Besides getting a quick workout, here are some tips on how to stay in control tomorrow:

• Fill up before starting your visiting rounds.

How many times have you heard your friends say they’re starving themselves to splurge on a big meal later?

Skipping meals or leaving your stomach empty for long periods during waking hours lead you to overindulge.

If you fill up your stomach a little before heading out of the house, the temptation to gorge and eat fast is less.

• Choose your treats wisely.

Pick foods that are only available during Christmas and not something easily available that you can also eat at other times.

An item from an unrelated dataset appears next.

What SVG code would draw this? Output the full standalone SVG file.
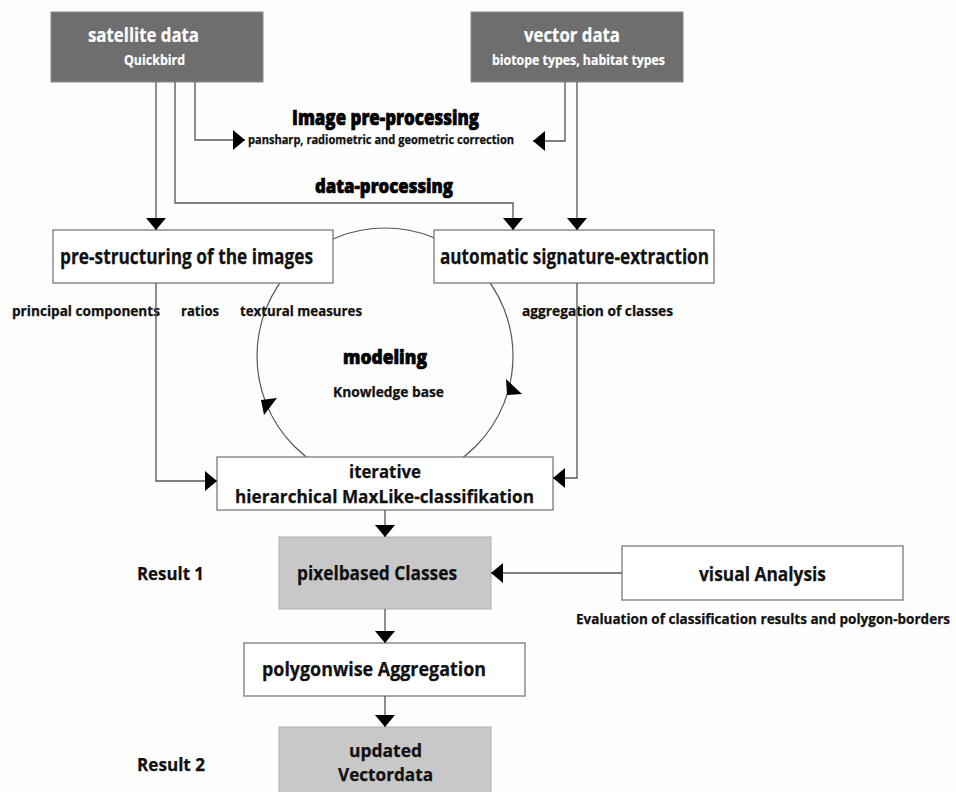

• Pace yourself with small portions.

If you’re visiting many houses, don’t eat to your maximum capacity every time just to please the host.

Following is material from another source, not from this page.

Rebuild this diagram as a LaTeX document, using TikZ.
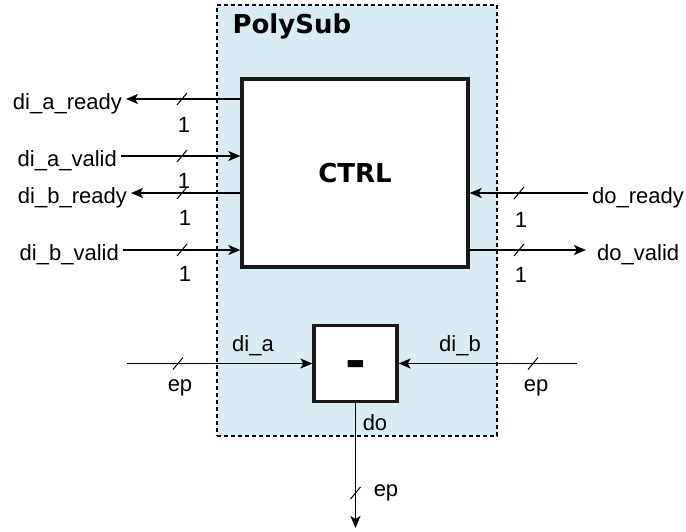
\documentclass[tikz,border=0pt]{standalone}
\usepackage{fontspec}
\setmainfont{Liberation Sans}
\newfontfamily\headfont{DejaVu Sans}
\usepackage{tikz}
\usetikzlibrary{arrows.meta}
\definecolor{polyblue}{RGB}{218,236,243}
% bus width mark on a wire
\newcommand{\busmark}[2]{\draw[line width=1pt] (#1-5,#2+6) -- (#1+5,#2-6);}

\begin{document}
\begin{tikzpicture}[x=1pt,y=-1pt,
    sig/.style={font=\fontsize{22}{24}\selectfont, text height=21pt, text depth=0pt, inner xsep=4pt, inner ysep=0pt},
    note/.style={font=\fontsize{22}{24}\selectfont, inner sep=0pt},
    head/.style={font=\headfont\bfseries\fontsize{26}{28}\selectfont},
    wire/.style={line width=1.5pt},
    sigarrow/.style={-{Stealth[length=12pt,width=10pt,inset=3pt]}},
    frame/.style={draw, fill=polyblue, line width=1.2pt, dash pattern=on 4pt off 3pt,
      minimum width=280pt, minimum height=431pt},
    block/.style={draw=black!90, fill=white, line width=3.3pt}]
    \useasboundingbox (0,0) rectangle (686,531);
    % Boxes
    \node[frame] (poly) at (357,220.5) {};
    \node[head, anchor=west] (title) at (229,26) {PolySub};
    \node[block, head, minimum width=226pt, minimum height=188pt] (ctrl) at (355,173) {CTRL};
    \node[block, head, font=\headfont\bfseries\fontsize{50}{50}\selectfont,
      minimum width=83pt, minimum height=76pt, text height=30pt, text depth=0pt] (sub) at (355.5,363.5) {-};
    % Handshake signals on the left
    \node[sig, anchor=east] (aready) at (126,99) {di\_a\_ready};
    \node[sig, anchor=east] (avalid) at (121,156) {di\_a\_valid};
    \node[sig, anchor=east] (bready) at (131,193) {di\_b\_ready};
    \node[sig, anchor=east] (bvalid) at (123,250) {di\_b\_valid};
    \draw[wire, sigarrow] (ctrl.west |- aready) -- (aready.east);
    \draw[wire, sigarrow] (avalid.east) -- (ctrl.west |- avalid);
    \draw[wire, sigarrow] (ctrl.west |- bready) -- (bready.east);
    \draw[wire, sigarrow] (bvalid.east) -- (ctrl.west |- bvalid);
    \busmark{182}{99} \busmark{182}{156} \busmark{182}{193} \busmark{182}{250}
    \node[note] (wa1) at (184,125) {1};
    \node[note] (wa2) at (184,181) {1};
    \node[note] (wb1) at (185,218) {1};
    \node[note] (wb2) at (185,274) {1};
    % Handshake signals on the right
    \node[sig, anchor=west] (oready) at (588,193) {do\_ready};
    \node[sig, anchor=west] (ovalid) at (593,250) {do\_valid};
    \draw[wire, sigarrow] (oready.west) -- (ctrl.east |- oready);
    \draw[wire, sigarrow, shorten >=7pt] (ctrl.east |- ovalid) -- (ovalid.west);
    \busmark{519}{193} \busmark{519}{250}
    \node[note] (wo1) at (521,220) {1};
    \node[note] (wo2) at (521,275) {1};
    % Data path
    \coordinate (ain) at (127,363.5);
    \coordinate (bin) at (577,363.5);
    \coordinate (dout) at (355.5,528);
    \draw[wire, sigarrow] (ain) -- (sub.west);
    \draw[wire, sigarrow] (bin) -- (sub.east);
    \draw[wire, sigarrow] (sub.south) -- (dout);
    \busmark{178}{363.5} \busmark{533}{363.5} \busmark{355.5}{493}
    \node[note] (dia) at (253,346) {di\_a};
    \node[note] (dib) at (460,346) {di\_b};
    \node[note] (dol) at (375,423) {do};
    \node[note] (epa) at (180,388) {ep};
    \node[note] (epb) at (536,388) {ep};
    \node[note] (epo) at (386,493) {ep};
\end{tikzpicture}
\end{document}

Our Asian culture is such that hosts feel offended if their guests don’t eat much.

Distribute your meals evenly and limit yourself to small servings, but don’t skimp on the fruits and vegetables.

Tell your host you’ve many houses to visit and you’d like to sample a little in every house you go to.

• Limit liquid calories.

Juices, soft drinks, other canned drinks, punches and alcohol are the norm during festivals.

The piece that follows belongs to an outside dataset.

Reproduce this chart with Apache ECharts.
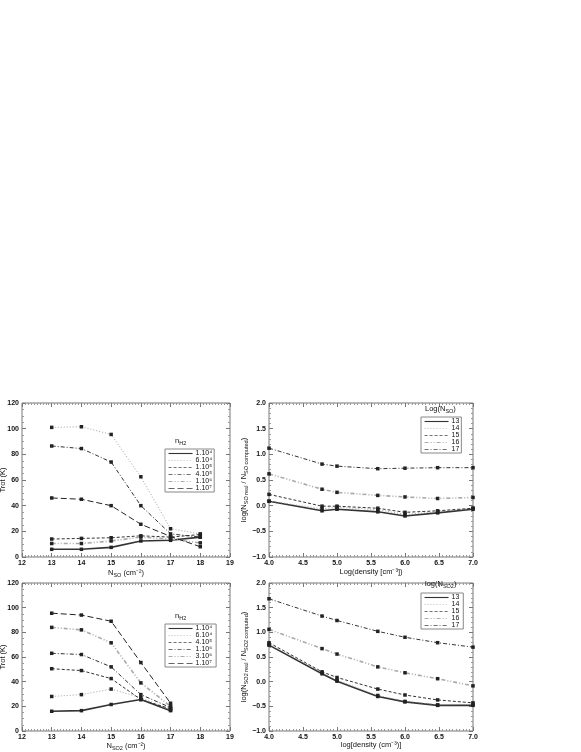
<!DOCTYPE html>
<html>
<head>
<meta charset="utf-8">
<script src="https://cdn.jsdelivr.net/npm/echarts@6/dist/echarts.min.js"></script>
<style>
  html, body { margin: 0; padding: 0; background: #fff; }
  #chart { width: 581px; height: 752px; }
</style>
</head>
<body>
<div id="chart"></div>
<script>
const fontSans = "'Liberation Sans', Arial, Helvetica, sans-serif"

// x values
const nSO = [13, 14, 15, 16, 17, 18]
const nSO2 = [13, 14, 15, 16, 17]
const logDens = [4.0, 4.78, 5.0, 5.6, 6.0, 6.48, 7.0]

// top left: Trot vs N(SO), one line per density
const soNames = ['1.10⁴', '6.10⁴', '1.10⁵', '4.10⁵', '1.10⁶', '1.10⁷']
const soTrot = [
  [6, 6, 7.5, 12.5, 13, 15.5],
  [101, 101.5, 95.5, 62.5, 22, 18],
  [14, 14.5, 15, 16.5, 15.5, 17.5],
  [86.5, 84.5, 74, 40, 18, 15.5],
  [10.5, 10.5, 12.5, 15.5, 14, 11],
  [46, 45, 40, 25.5, 16, 8],
]

// bottom left: Trot vs N(SO2)
const so2Names = ['1.10⁴ ', '6.10⁴ ', '4.10⁵ ', '1.10⁶ ', '3.10⁶ ', '1.10⁷ ']
const so2Trot = [
  [16, 16.5, 21.5, 25.5, 16.5],
  [28, 29.5, 34, 27, 17],
  [50.5, 49, 42.5, 25.5, 18],
  [63, 62, 52, 29.5, 19],
  [84, 82, 71.5, 39, 20],
  [95.5, 94, 89, 55.5, 22.5],
]

// right panels: log(N real / N computed) vs density, one line per log(N)
const colNames = ['13', '14', '15', '16', '17']
const colNames2 = ['13 ', '14 ', '15 ', '16 ', '17 ']
const soRatio = [
  [0.085, -0.10, -0.07, -0.12, -0.20, -0.14, -0.07],
  [0.09, -0.06, -0.03, -0.08, -0.17, -0.12, -0.05],
  [0.22, -0.01, -0.01, -0.05, -0.13, -0.10, -0.05],
  [0.62, 0.32, 0.26, 0.20, 0.17, 0.14, 0.16],
  [1.12, 0.81, 0.77, 0.72, 0.73, 0.74, 0.74],
]
const so2Ratio = [
  [0.74, 0.16, 0.01, -0.30, -0.41, -0.48, -0.48],
  [0.76, 0.18, 0.03, -0.28, -0.40, -0.47, -0.46],
  [0.79, 0.20, 0.085, -0.15, -0.27, -0.37, -0.43],
  [1.06, 0.67, 0.56, 0.30, 0.18, 0.06, -0.085],
  [1.68, 1.33, 1.24, 1.02, 0.90, 0.79, 0.70],
]

// line looks
const styles = {
  solid: { type: 'solid', width: 1.6, color: '#333' },
  dotted: { type: [1, 2], width: 0.8, color: '#888' },
  dashed: { type: [3, 2], width: 1, color: '#333' },
  dashDot: { type: [4, 2, 1, 2], width: 1, color: '#333' },
  grayDashDot: { type: [4, 2, 1, 2, 1, 2], width: 1.6, color: '#aaa' },
  longDash: { type: [6, 3], width: 1, color: '#222' },
}
const soStyles = ['solid', 'dotted', 'dashed', 'dashDot', 'grayDashDot', 'longDash']
const so2Styles = ['solid', 'dotted', 'dashed', 'dashDot', 'grayDashDot', 'longDash']
const colStyles = ['solid', 'dotted', 'dashed', 'grayDashDot', 'dashDot']

const grids = [
  { left: 22, top: 403, width: 208, height: 154 },
  { left: 269, top: 403, width: 204, height: 154 },
  { left: 22, top: 583, width: 208, height: 148 },
  { left: 269, top: 583, width: 204, height: 148 },
].map(g => ({ ...g, outerBoundsMode: 'none', show: true, borderColor: '#777', borderWidth: 1, backgroundColor: 'transparent' }))

const labelStyle = { color: '#111', fontSize: 7, fontFamily: fontSans, fontWeight: 'bold' }
const minus = v => String(v).replace('-', '−')

const rich = {
  n: { fontSize: 7.5, fontFamily: fontSans, color: '#111', fontWeight: 'normal' },
  s: { fontSize: 5.5, fontFamily: fontSans, color: '#111', fontWeight: 'normal', padding: [4, 0, 0, 0] },
}

function axisPair(kind, gridIndex, opts) {
  const base = {
    gridIndex,
    type: 'value',
    min: opts.min,
    max: opts.max,
    interval: opts.interval,
    axisLine: { show: false, onZero: false },
    splitLine: { show: false },
    axisTick: { show: true, inside: true, length: 4, lineStyle: { color: '#777' } },
    minorTick: { show: true, splitNumber: opts.minor, length: 2, lineStyle: { color: '#999' } },
  }
  const main = {
    ...base,
    position: kind === 'x' ? 'bottom' : 'left',
    axisLabel: { ...labelStyle, margin: 3, formatter: opts.fmt },
    name: opts.name,
    nameLocation: 'middle',
    nameGap: opts.nameGap,
    nameMoveOverlap: false,
    nameRotate: kind === 'y' ? 90 : 0,
    nameTextStyle: { rich },
  }
  const mirror = {
    ...base,
    position: kind === 'x' ? 'top' : 'right',
    axisLabel: { show: false },
  }
  return [main, mirror]
}

const xAxis = [
  ...axisPair('x', 0, { min: 12, max: 19, interval: 1, minor: 10, name: '{n|N}{s|SO}{n| (cm⁻²)}', nameGap: 11 }),
  ...axisPair('x', 1, { min: 4, max: 7, interval: 0.5, minor: 10, fmt: v => v.toFixed(1), name: '{n|Log(density [cm⁻³])}', nameGap: 11 }),
  ...axisPair('x', 2, { min: 12, max: 19, interval: 1, minor: 10, name: '{n|N}{s|SO2}{n| (cm⁻²)}', nameGap: 10 }),
  ...axisPair('x', 3, { min: 4, max: 7, interval: 0.5, minor: 10, fmt: v => v.toFixed(1), name: '{n|log[density (cm⁻³)]}', nameGap: 10 }),
]
const yAxis = [
  ...axisPair('y', 0, { min: 0, max: 120, interval: 20, minor: 4, name: '{n|Trot (K)}', nameGap: 15 }),
  ...axisPair('y', 1, { min: -1, max: 2, interval: 0.5, minor: 5, fmt: v => minus(v.toFixed(1)), name: '{n|log(N}{s|SO real}{n| / N}{s|SO computed}{n|)}', nameGap: 20 }),
  ...axisPair('y', 2, { min: 0, max: 120, interval: 20, minor: 4, name: '{n|Trot (K)}', nameGap: 15 }),
  ...axisPair('y', 3, { min: -1, max: 2, interval: 0.5, minor: 5, fmt: v => minus(v.toFixed(1)), name: '{n|log(N}{s|SO2 real}{n| / N}{s|SO2 computed}{n|)}', nameGap: 20 }),
]

const series = []
function addLines(panel, xs, names, values, styleKeys) {
  names.forEach((name, i) => {
    series.push({
      name: name,
      type: 'line',
      xAxisIndex: panel * 2,
      yAxisIndex: panel * 2,
      data: xs.map((x, j) => [x, values[i][j]]),
      symbol: 'rect',
      symbolSize: 3.5,
      itemStyle: { color: '#222' },
      lineStyle: styles[styleKeys[i]],
      animation: false,
    })
  })
}
addLines(0, nSO, soNames, soTrot, soStyles)
addLines(1, logDens, colNames, soRatio, colStyles)
addLines(2, nSO2, so2Names, so2Trot, so2Styles)
addLines(3, logDens, colNames2, so2Ratio, colStyles)

// legend rows: thin line samples, no symbol
const legendData = (names, styleKeys) => names.map((name, i) => ({
  name,
  lineStyle: { ...styles[styleKeys[i]], width: styles[styleKeys[i]].width * 0.7 },
}))

const legendBase = {
  orient: 'vertical',
  backgroundColor: '#fff',
  borderColor: '#888',
  borderWidth: 1,
  borderRadius: 0,
  padding: [1, 2, 0, 3],
  itemGap: 0,
  itemWidth: 24,
  itemHeight: 4,
  itemStyle: { color: 'rgba(0,0,0,0)', borderWidth: 0 },
  textStyle: { color: '#111', fontSize: 7, lineHeight: 6, fontFamily: fontSans, padding: [0, 0, 0, -2] },
}

const chart = echarts.init(document.getElementById('chart'), null, { renderer: 'canvas' })

chart.setOption({
  backgroundColor: '#fff',
  animation: false,
  grid: grids,
  xAxis,
  yAxis,
  series,
  legend: [
    { ...legendBase, left: 165, top: 449, data: legendData(soNames, soStyles) },
    { ...legendBase, left: 421, top: 417, data: legendData(colNames, colStyles) },
    { ...legendBase, left: 165, top: 624, data: legendData(so2Names, so2Styles) },
    { ...legendBase, left: 421, top: 593, data: legendData(colNames2, colStyles) },
  ],
  title: [
    { left: 175, top: 436, padding: 0, text: '{n|n}{s|H2}', textStyle: { rich } },
    { left: 425, top: 404, padding: 0, text: '{n|Log(N}{s|SO}{n|)}', textStyle: { rich } },
    { left: 175, top: 611, padding: 0, text: '{n|n}{s|H2}', textStyle: { rich } },
    { left: 425, top: 579, padding: 0, text: '{n|log(N}{s|SO2}{n|)}', textStyle: { rich } },
  ],
})
</script>
</body>
</html>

It’s best to keep tabs on your liquid intake as these sweetened drinks will only add more calories to the ones you have already eaten.

• Drink a lot of water.

This can satiate your appetite, as well as keep you hydrated at all times.

And it will also prevent a possible hangover if you go overboard with the free flow of wine and alcohol.

• Enjoy yourself.

Be realistic and ditch the diet for the day.

Trying to restrain yourself totally from sinful foods will only heighten your cravings.

Feel free to dig into the treats you love, but just in smaller portions.